Now I've had a slightly strange upbringing. I moved about a fair amount, owing to the dictates of where I ended up going to school. While I can say I did have friends at school, I have no idea of where they are, and in most cases I've actually forgotten their names. Friendsreunited didn't spark my interest in getting in touch with them either!
At Uni, I pretty much got into being in one place long enough to make friends I knew I could call on to come out to the pub, got into a lot of bands, and generally had a great time. I was there long enough to see several years of student friends come and go, and I still had a great time every year.
But time has taken its inevitable toll on those friendships, until now we rarely see each other - even the guys from the last band I was in. Our lives step in to take people we felt strongly for from us, and communication seems to inevitably die with geographic isolation. Here, the internet cannot help: it's just not the same.

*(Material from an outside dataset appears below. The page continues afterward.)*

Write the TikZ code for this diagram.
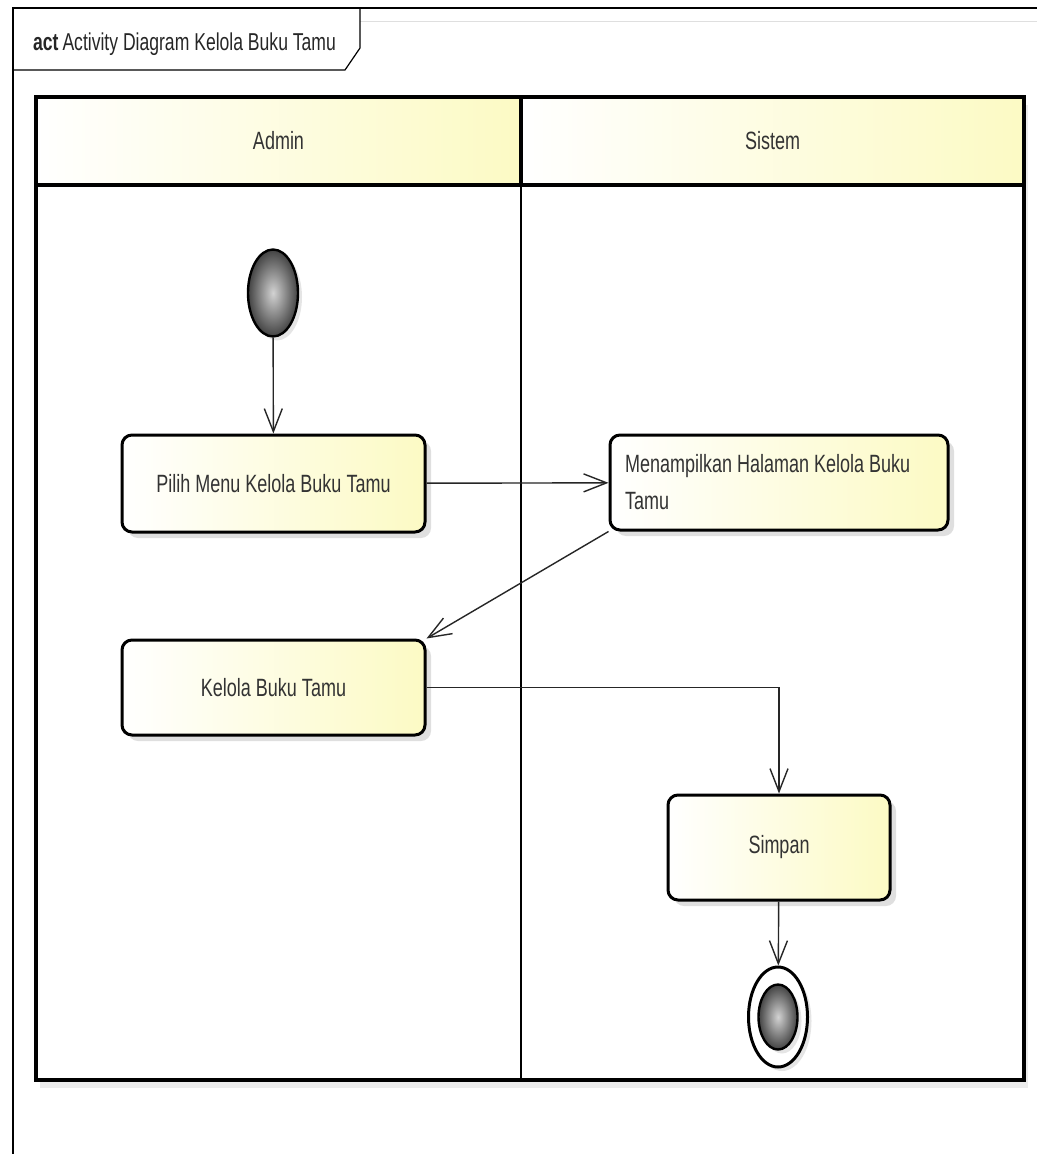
\documentclass[tikz,border=0pt]{standalone}
\usepackage{fontspec}
\newfontfamily\umlfont[FakeStretch=0.72]{Liberation Sans}
\usetikzlibrary{shapes.geometric,arrows.meta,shadows}
\definecolor{umlYellow}{RGB}{252,250,196}
\definecolor{umlGray}{RGB}{110,110,110}

\begin{document}
\begin{tikzpicture}
[x=0.5pt,y=-0.5pt,
 font=\umlfont\fontsize{12.5}{18.5}\selectfont,
 laneDecorate/.style={draw,line width=2pt,left color=white,right color=umlYellow,text=black!80},%
 actionDecorate/.style={shape=rectangle,rounded corners=5pt,draw,line width=1.5pt,
   left color=white,right color=umlYellow,text=black!80,
   drop shadow={shadow xshift=3pt,shadow yshift=-3pt,opacity=0.25}},
 startDecorate/.style={shape=ellipse,draw,line width=1.2pt,inner sep=0pt,
   inner color=gray!35,outer color=umlGray!60!black,
   drop shadow={shadow xshift=2pt,shadow yshift=-2pt,opacity=0.2}},
 flowDecorate/.style={-{Straight Barb[length=11.5pt,width=9pt]},line width=0.7pt,black!85}]
\useasboundingbox (0,0) rectangle (1037,1154);
%% frame
\draw[line width=0.6pt] (13,1154) -- (13,8) -- (1037,8);
\draw[gray!25,line width=0.5pt] (360,22) -- (1037,22);
\draw[line width=0.6pt] (13,70) -- (345,70) -- (360,48) -- (360,8);
\node (titel) at (26,44) [anchor=west,font=\umlfont\fontsize{12.2}{15}\selectfont,text=black!85]
  {\textbf{act}\,Activity Diagram Kelola Buku Tamu};
%% swimlanes
\fill[white,drop shadow={shadow xshift=2pt,shadow yshift=-4pt,opacity=0.15}] (36,97) rectangle (1024,1080);
\path[laneDecorate] (36,97) rectangle node (laneAdmin) {Admin} (521,185);
\path[laneDecorate] (521,97) rectangle node (laneSistem) {Sistem} (1024,185);
\draw[line width=2pt] (36,97) rectangle (1024,1080);
\draw[line width=1pt] (521,185) -- (521,1080);
%% nodes
\node (mulai) at (273,293) [startDecorate,minimum width=25pt,minimum height=43.5pt] {};
\node (pilih) at (273.5,483.5) [actionDecorate,minimum width=151.5pt,minimum height=48.5pt]
  {Pilih Menu Kelola Buku Tamu};
\node (tampil) at (779,482.5) [actionDecorate,minimum width=169pt,minimum height=47.5pt,
  text width=154pt,inner sep=7.5pt,align=flush left]
  {Menampilkan Halaman Kelola Buku\\Tamu};
\node (kelola) at (273.5,687.5) [actionDecorate,minimum width=151.5pt,minimum height=47.5pt]
  {Kelola Buku Tamu};
\node (simpan) at (779,847.5) [actionDecorate,minimum width=111pt,minimum height=52.5pt]
  {Simpan};
\node (akhir) at (778,1017) [shape=ellipse,draw,line width=1.5pt,fill=white,inner sep=0pt,
  minimum width=29.5pt,minimum height=50pt,
  drop shadow={shadow xshift=2pt,shadow yshift=-2pt,opacity=0.2}] {};
\node (akhirInti) at (akhir.center) [startDecorate,drop shadow/.style={},
  minimum width=19.5pt,minimum height=32.5pt] {};
%% flows
\draw[flowDecorate] (mulai) -- (pilih);
\draw[flowDecorate] (pilih) -- (tampil);
\draw[flowDecorate] (tampil.south west) -- (kelola.north east);
\draw[flowDecorate] (kelola) -| (simpan);
\draw[flowDecorate] (simpan) -- (akhir);
\end{tikzpicture}
\end{document}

With all the moving around that Nic and I have done in the last 7 years, we've never really spread roots anywhere: all I can hope is that my friends have found their place and stopped frantically trying to move up, on, and out... and perhaps come to rest somewhere where they can actually be happy. Me? The only real friend I can say I truly have is Nic, because she's always with me (OK, except for the last few weeks). When you see someone every day, it's that human interaction, the face-to-face, the shaking hands, the contact... these are the things that bind people. Cyberspace is cold, compressed, blocky, with voice calls that break up like daleks and juddering video. Improving these quality of service issues might help, but there'd still be a lack of human touch.
Did we really do ourselves any favours at all when we stopped being agrarian and living in one place our whole lives? I feel lost and if it wasn't for Nic I'd definitely feel alone and isolated! Thank god for the one true friend.